SUPPLIED INFORMATION

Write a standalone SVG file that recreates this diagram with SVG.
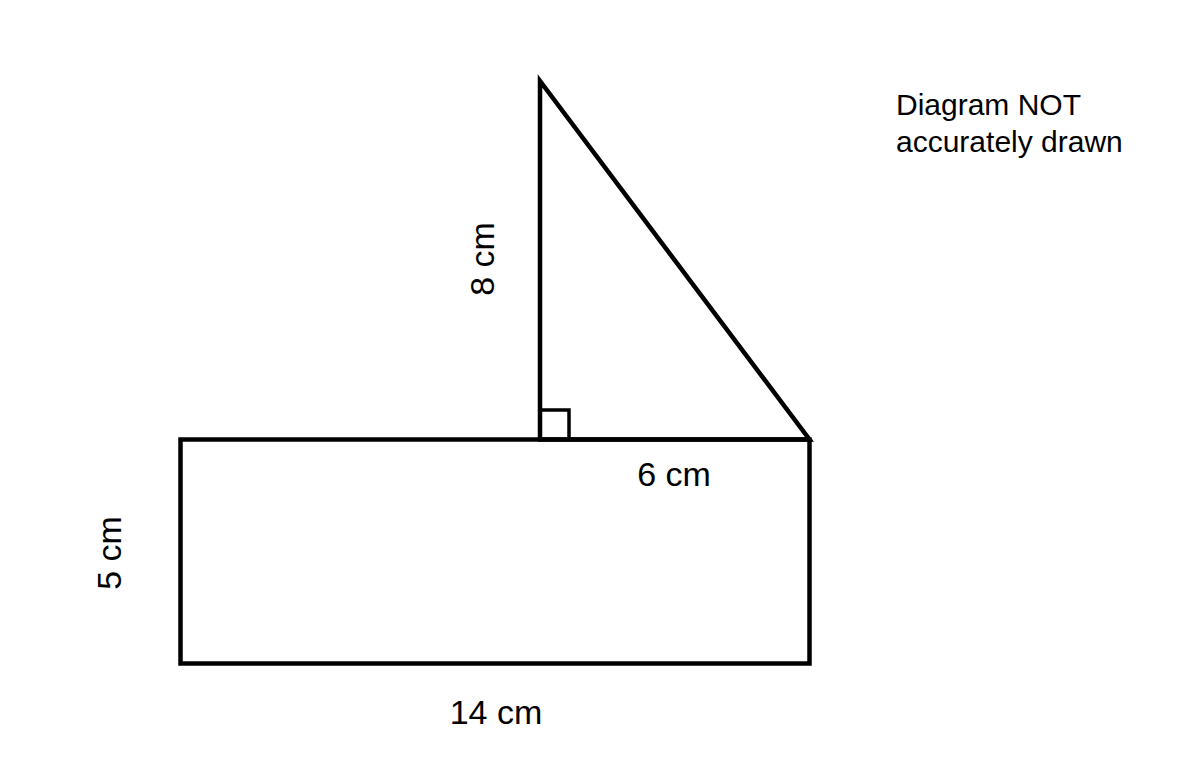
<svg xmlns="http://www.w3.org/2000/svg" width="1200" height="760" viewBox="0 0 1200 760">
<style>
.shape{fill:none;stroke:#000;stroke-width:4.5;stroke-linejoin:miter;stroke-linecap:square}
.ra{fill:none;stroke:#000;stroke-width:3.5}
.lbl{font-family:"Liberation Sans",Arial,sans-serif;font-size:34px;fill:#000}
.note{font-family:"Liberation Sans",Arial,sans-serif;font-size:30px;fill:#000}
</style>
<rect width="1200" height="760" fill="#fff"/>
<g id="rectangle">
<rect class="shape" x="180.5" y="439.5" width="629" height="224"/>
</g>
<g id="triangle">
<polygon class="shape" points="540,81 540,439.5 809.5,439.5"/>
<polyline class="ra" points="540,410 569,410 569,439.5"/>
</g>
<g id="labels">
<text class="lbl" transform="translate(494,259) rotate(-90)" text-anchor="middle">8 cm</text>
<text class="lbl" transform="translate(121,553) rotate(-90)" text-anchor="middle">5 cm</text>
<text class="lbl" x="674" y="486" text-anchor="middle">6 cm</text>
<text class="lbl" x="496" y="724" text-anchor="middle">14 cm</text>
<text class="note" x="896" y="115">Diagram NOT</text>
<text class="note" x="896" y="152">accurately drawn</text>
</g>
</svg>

---

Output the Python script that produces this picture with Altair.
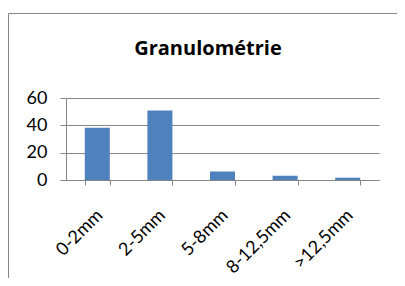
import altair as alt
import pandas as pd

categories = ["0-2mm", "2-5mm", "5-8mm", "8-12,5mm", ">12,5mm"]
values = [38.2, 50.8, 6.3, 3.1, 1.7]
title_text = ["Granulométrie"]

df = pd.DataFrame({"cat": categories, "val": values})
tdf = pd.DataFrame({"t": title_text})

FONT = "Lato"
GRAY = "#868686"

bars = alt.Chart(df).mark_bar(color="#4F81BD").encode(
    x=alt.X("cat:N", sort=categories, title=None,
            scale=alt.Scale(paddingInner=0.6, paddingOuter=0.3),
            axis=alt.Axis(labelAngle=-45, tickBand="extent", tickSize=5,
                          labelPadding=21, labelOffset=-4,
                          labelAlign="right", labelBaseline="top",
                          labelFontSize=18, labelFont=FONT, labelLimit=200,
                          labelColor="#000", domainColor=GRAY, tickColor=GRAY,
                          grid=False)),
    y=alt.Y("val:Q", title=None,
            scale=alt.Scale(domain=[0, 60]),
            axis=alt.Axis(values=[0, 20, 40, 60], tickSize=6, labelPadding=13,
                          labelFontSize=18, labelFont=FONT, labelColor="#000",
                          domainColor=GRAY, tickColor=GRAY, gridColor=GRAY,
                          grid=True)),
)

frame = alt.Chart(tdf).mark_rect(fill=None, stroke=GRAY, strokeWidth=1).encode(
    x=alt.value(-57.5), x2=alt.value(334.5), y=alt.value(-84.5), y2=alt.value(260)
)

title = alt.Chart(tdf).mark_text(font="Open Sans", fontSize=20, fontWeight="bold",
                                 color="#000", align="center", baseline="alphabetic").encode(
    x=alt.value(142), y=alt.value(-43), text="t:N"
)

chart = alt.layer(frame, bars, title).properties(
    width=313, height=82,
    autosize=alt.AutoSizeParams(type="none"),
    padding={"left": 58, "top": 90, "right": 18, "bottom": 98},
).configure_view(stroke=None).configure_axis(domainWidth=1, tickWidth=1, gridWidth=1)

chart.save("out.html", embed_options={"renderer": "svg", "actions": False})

---

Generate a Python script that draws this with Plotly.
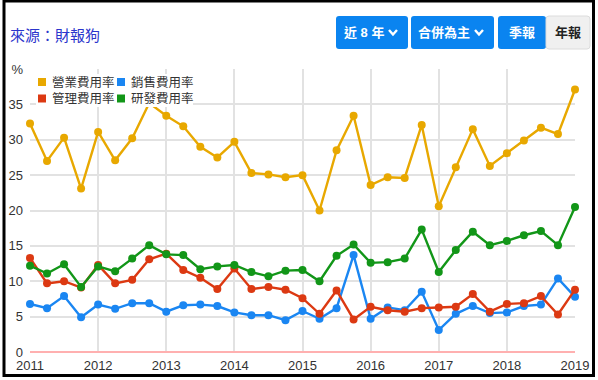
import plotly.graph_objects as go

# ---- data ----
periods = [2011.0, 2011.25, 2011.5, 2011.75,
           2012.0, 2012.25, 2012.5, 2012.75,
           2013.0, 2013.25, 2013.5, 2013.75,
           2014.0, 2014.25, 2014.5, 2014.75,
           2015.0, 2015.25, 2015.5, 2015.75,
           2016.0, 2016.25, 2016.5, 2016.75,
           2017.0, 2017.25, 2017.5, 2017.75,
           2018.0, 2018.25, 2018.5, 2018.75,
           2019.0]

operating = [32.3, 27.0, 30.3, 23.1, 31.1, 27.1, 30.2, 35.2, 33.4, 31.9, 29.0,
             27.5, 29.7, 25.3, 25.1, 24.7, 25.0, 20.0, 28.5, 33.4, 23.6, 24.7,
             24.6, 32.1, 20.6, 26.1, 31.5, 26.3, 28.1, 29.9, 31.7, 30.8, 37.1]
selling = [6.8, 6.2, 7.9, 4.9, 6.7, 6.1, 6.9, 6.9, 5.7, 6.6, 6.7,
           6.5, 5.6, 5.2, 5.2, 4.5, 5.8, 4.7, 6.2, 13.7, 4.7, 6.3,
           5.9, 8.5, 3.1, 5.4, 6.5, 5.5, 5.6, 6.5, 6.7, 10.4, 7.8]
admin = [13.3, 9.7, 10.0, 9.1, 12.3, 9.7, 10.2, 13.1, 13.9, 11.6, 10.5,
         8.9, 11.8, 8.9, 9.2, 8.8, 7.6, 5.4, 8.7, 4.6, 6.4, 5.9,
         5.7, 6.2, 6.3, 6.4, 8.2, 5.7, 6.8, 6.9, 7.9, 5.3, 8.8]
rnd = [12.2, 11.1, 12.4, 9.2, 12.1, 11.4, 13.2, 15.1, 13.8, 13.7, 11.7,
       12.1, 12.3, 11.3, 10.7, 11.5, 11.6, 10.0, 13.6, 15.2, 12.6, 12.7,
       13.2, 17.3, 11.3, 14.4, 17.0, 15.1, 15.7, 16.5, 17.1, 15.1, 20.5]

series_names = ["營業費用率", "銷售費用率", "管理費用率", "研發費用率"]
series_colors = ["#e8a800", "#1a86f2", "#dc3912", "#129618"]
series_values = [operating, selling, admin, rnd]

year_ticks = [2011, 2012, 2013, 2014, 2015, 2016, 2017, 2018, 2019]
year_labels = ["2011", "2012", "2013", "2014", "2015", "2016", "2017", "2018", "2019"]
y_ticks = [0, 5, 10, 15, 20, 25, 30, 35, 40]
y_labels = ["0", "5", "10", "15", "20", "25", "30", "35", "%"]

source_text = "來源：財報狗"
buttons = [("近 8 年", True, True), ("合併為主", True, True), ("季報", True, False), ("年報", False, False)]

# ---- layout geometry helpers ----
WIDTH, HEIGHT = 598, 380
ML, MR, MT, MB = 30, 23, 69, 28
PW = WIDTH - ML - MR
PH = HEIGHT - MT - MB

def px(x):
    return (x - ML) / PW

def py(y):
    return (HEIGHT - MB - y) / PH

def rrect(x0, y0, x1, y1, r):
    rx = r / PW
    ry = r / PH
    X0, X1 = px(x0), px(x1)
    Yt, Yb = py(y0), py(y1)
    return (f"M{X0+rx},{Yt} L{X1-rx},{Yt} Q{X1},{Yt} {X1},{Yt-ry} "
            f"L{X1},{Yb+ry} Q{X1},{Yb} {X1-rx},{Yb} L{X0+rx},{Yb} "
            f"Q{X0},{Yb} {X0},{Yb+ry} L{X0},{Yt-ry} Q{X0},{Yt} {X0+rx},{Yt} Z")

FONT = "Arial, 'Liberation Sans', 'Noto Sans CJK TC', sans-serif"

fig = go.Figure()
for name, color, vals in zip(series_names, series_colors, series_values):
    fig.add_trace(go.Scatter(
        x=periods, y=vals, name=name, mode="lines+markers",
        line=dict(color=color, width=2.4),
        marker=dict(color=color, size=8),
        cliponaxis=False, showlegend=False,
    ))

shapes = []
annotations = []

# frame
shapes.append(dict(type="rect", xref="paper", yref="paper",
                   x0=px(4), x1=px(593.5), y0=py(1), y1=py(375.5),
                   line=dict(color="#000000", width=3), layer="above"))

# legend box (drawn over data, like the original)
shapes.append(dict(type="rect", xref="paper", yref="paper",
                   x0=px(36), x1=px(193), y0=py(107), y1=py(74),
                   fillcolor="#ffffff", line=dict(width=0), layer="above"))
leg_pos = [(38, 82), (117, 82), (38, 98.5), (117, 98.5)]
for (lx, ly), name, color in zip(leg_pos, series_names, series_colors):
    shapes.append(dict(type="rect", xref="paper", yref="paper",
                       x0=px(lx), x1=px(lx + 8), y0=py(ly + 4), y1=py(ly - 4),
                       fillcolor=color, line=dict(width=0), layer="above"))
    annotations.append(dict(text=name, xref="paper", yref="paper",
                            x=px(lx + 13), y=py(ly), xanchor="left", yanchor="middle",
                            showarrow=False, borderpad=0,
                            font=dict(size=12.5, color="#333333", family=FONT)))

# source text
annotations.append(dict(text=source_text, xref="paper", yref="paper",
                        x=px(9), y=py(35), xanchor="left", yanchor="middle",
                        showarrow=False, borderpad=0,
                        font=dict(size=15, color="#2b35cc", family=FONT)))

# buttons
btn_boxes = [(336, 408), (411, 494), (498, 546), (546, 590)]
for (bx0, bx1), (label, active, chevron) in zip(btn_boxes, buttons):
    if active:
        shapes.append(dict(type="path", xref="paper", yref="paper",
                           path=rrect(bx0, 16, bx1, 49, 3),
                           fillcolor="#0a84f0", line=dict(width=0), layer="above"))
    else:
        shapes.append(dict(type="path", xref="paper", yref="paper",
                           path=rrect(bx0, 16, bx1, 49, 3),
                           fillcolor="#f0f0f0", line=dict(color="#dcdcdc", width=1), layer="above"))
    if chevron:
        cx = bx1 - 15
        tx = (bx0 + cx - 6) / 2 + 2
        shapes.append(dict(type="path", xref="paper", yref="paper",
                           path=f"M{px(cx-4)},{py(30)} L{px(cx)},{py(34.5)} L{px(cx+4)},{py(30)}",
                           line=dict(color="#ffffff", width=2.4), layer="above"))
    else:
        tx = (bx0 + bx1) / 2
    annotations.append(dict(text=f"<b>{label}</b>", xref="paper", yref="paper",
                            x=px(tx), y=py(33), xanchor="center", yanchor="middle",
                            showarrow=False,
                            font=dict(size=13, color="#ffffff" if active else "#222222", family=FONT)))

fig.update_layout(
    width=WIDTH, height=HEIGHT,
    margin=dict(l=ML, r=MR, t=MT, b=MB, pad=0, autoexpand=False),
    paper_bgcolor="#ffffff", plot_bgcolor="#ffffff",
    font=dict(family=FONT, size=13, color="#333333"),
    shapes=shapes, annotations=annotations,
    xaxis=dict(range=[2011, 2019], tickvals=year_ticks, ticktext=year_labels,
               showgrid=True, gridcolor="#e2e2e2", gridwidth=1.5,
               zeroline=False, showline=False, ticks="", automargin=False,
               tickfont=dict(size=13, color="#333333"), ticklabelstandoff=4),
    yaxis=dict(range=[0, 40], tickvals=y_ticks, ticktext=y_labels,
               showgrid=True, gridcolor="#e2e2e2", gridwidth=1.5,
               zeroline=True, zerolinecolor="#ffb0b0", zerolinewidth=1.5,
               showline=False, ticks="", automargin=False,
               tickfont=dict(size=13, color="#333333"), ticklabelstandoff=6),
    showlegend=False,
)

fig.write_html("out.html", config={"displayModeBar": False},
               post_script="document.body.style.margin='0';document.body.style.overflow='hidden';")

AIM OF THE TASK
Quote only the lines running from the line with "Generate a Python" to the line with "return (HEIGHT - MB - y) / PH", ends included, exactly as they appear and without the pictures.

WRITTEN RESPONSE
Generate a Python script that draws this with Plotly.
import plotly.graph_objects as go

# ---- data ----
periods = [2011.0, 2011.25, 2011.5, 2011.75,
           2012.0, 2012.25, 2012.5, 2012.75,
           2013.0, 2013.25, 2013.5, 2013.75,
           2014.0, 2014.25, 2014.5, 2014.75,
           2015.0, 2015.25, 2015.5, 2015.75,
           2016.0, 2016.25, 2016.5, 2016.75,
           2017.0, 2017.25, 2017.5, 2017.75,
           2018.0, 2018.25, 2018.5, 2018.75,
           2019.0]

operating = [32.3, 27.0, 30.3, 23.1, 31.1, 27.1, 30.2, 35.2, 33.4, 31.9, 29.0,
             27.5, 29.7, 25.3, 25.1, 24.7, 25.0, 20.0, 28.5, 33.4, 23.6, 24.7,
             24.6, 32.1, 20.6, 26.1, 31.5, 26.3, 28.1, 29.9, 31.7, 30.8, 37.1]
selling = [6.8, 6.2, 7.9, 4.9, 6.7, 6.1, 6.9, 6.9, 5.7, 6.6, 6.7,
           6.5, 5.6, 5.2, 5.2, 4.5, 5.8, 4.7, 6.2, 13.7, 4.7, 6.3,
           5.9, 8.5, 3.1, 5.4, 6.5, 5.5, 5.6, 6.5, 6.7, 10.4, 7.8]
admin = [13.3, 9.7, 10.0, 9.1, 12.3, 9.7, 10.2, 13.1, 13.9, 11.6, 10.5,
         8.9, 11.8, 8.9, 9.2, 8.8, 7.6, 5.4, 8.7, 4.6, 6.4, 5.9,
         5.7, 6.2, 6.3, 6.4, 8.2, 5.7, 6.8, 6.9, 7.9, 5.3, 8.8]
rnd = [12.2, 11.1, 12.4, 9.2, 12.1, 11.4, 13.2, 15.1, 13.8, 13.7, 11.7,
       12.1, 12.3, 11.3, 10.7, 11.5, 11.6, 10.0, 13.6, 15.2, 12.6, 12.7,
       13.2, 17.3, 11.3, 14.4, 17.0, 15.1, 15.7, 16.5, 17.1, 15.1, 20.5]

series_names = ["營業費用率", "銷售費用率", "管理費用率", "研發費用率"]
series_colors = ["#e8a800", "#1a86f2", "#dc3912", "#129618"]
series_values = [operating, selling, admin, rnd]

year_ticks = [2011, 2012, 2013, 2014, 2015, 2016, 2017, 2018, 2019]
year_labels = ["2011", "2012", "2013", "2014", "2015", "2016", "2017", "2018", "2019"]
y_ticks = [0, 5, 10, 15, 20, 25, 30, 35, 40]
y_labels = ["0", "5", "10", "15", "20", "25", "30", "35", "%"]

source_text = "來源：財報狗"
buttons = [("近 8 年", True, True), ("合併為主", True, True), ("季報", True, False), ("年報", False, False)]

# ---- layout geometry helpers ----
WIDTH, HEIGHT = 598, 380
ML, MR, MT, MB = 30, 23, 69, 28
PW = WIDTH - ML - MR
PH = HEIGHT - MT - MB

def px(x):
    return (x - ML) / PW

def py(y):
    return (HEIGHT - MB - y) / PH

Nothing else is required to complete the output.